Alexander Vindman was the NSC's top Ukraine expert and was listening in on the July 2019 call. He testified that November to a House panel during the chamber's proceedings in the first Trump impeachment. Yevgeny Vindman sat directly behind his brother during the hearings.

"It is improper for the president of the United States to demand a foreign government investigate a U.S. citizen and political opponent," Alexander Vindman testified to the House.

The brothers met immediately after Trump's call in July 2019, and both had similar concerns. Yevgeny Vindman reported his concerns to his superiors John Eisenberg, a deputy White House counsel, and Michael Ellis, a senior associate White House counsel. Yevgeny Vindman said he believed Trump may have broken several laws, including the Federal Bribery Statute, the Foreign Corrupt Practices Act, and federal election laws, according to the IG.

Yevgeny Vindman also reported to his supervisors that Trump's national security adviser, Robert O'Brien, and the former NSC chief of staff, Alex Gray, mistreated and misused council staff members by having them perform personal tasks. Both men have left the White House, and Gray is now running in a special U.S. Senate race in Oklahoma to replace Sen. Jim Inhofe.

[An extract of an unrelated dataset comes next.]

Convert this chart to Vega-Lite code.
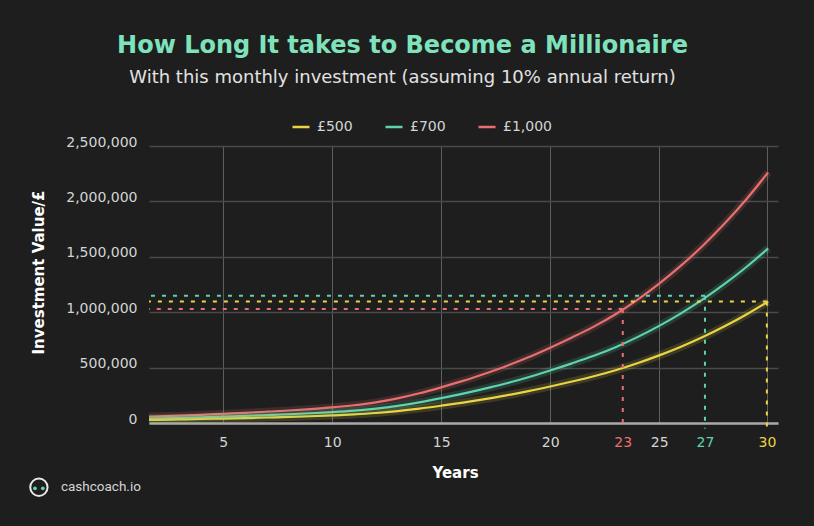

"This included having an NSC staff member make dinner arrangements that required coordination with Mr. O'Brien's wife and scheduling haircut appointments for Mr. O'Brien and Mr. Gray," according to the IG. Vindman "also reported that Mr. O'Brien and Mr. Gray had an NSC staff member retrieve their personal baggage after a trip and obtain their lunch."

The IG said Vindman also told Eisenberg and Ellis of reports from a council adviser that O'Brien and Gray made sexist comments about female staffers' looks and that "six female staff members were not invited to meetings to which their male counterparts were invited." Neither O'Brien nor Gray consented to an interview with the IG for its investigation.

Eisenberg and Ellis were responsible for Vindman's sharp reduction in responsibility during the impeachment, and they also doled out the poor Army evaluation ratings. "Despite our extensive efforts, we were unable to interview any of the former White House administration officials as part of our investigation," the IG reported.

Trump publicly lashed out at Alexander Vindman on several occasions during the impeachment, claiming he was a "never Trumper," without evidence.

"When you look at Vindman's -- the person he reports to -- said horrible things: avoided the chain of command, leaked, did a lot of bad things," Trump said on Feb. 6, 2020. "And so we sent him on his way to a much different location and the military can handle him any way they want."